Geocode your gear !

Nowaday, attaching information to real world’s stuff and gear is a trend. Projects like Aula or HP Cooltown (“everything has a web page!”) are a step toward this direction. Applications like tourist navigation, collaborative work or games. Geocoding is about embedding the location of an object in… the artifact itself. At the moment, geocoding an object in the physical world is possible but difficult. Indeed, one could use RFID tag and a tag reader but there is no universal protocol to sort out the artifacts or to search them. On the contrary, web pages (kind of artifacts) could be easily geocoded thanks to tag or RDF structure format (META tags, meta stands for metadata).

For instance, tags are used on geourl. This website maps documents in cyberspace to real-world locations. You add this code in the of your html document :

<meta name="geo.position" content="41.8833; 12.500" / >
<meta name="DC.title" content="Jackson’s blog" /  >

The first line contains the Latitude and Longitude, and the second line contains the site’s name. Once the site is added to GeoURL’s database, you can immediately see who else has registered Web pages in (or about) your neighborhood. These coordinates are called an "ICBM Address." (Like, Inter-Continental Ballistic Missile – old hacker slang). geourl is a search engine that can help you to search website and locations with map and vizualisations. The problem is that using latitudes and longitudes is not that trivial. GPS coordinates or those indication are not human readable as well as location names.

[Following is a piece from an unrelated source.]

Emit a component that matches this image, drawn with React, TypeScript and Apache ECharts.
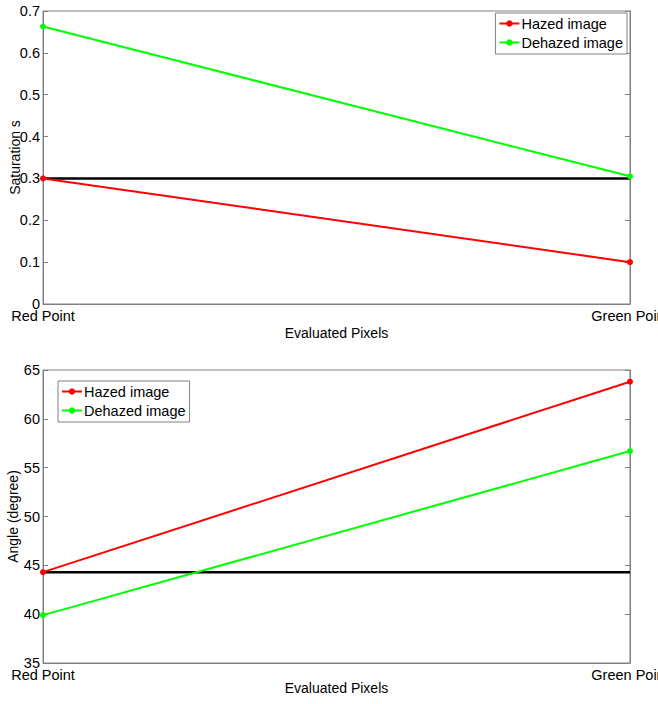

Another more complete format (source : igargoyle) for holding geospatial data is proposed by Dublin Core (beware xml syntax):

<dcterms:spatial&#62 Elements: <dcterms:description> (#PCDATA) : The description of your location. <dcterms:projection> (#PCDATA) : The geospatial projection used. <dcterms:north> (#PCDATA) : Distance north or south of the equator, measured on a meridian. Same as Latitude. This number is expressed in degrees. <dcterms:east> (#PCDATA) : Longitude in degrees east of the Greenwich Meridian, with any number of decimal places. This number is expressed in degrees. <dcterms:elevation> (#PCDATA) : The distance from sea level. This number is expressed in meters. <dcterms:accuracy> (#PCDATA) : The geospatial accuracy of your coordinates. If you are purposely being fuzzy about your location, pick a point near your location and under accuracy, put an approximate distance to your real location. This number is expressed in meters. <dcterms:speed> (#PCDATA) : The temporal speed, usually obtained from a GPS unit. This number is expressed in meters.

On the one hand, we have those metadata presented above. On the other hand we need software in order to search, sort, parse and transform into graphical maps those data. At the moment, those applications are yet to be developed… Use a searchbot to find your keys, your skateboard or your hipster trucker hat !!!

And what about privacy in such context ?!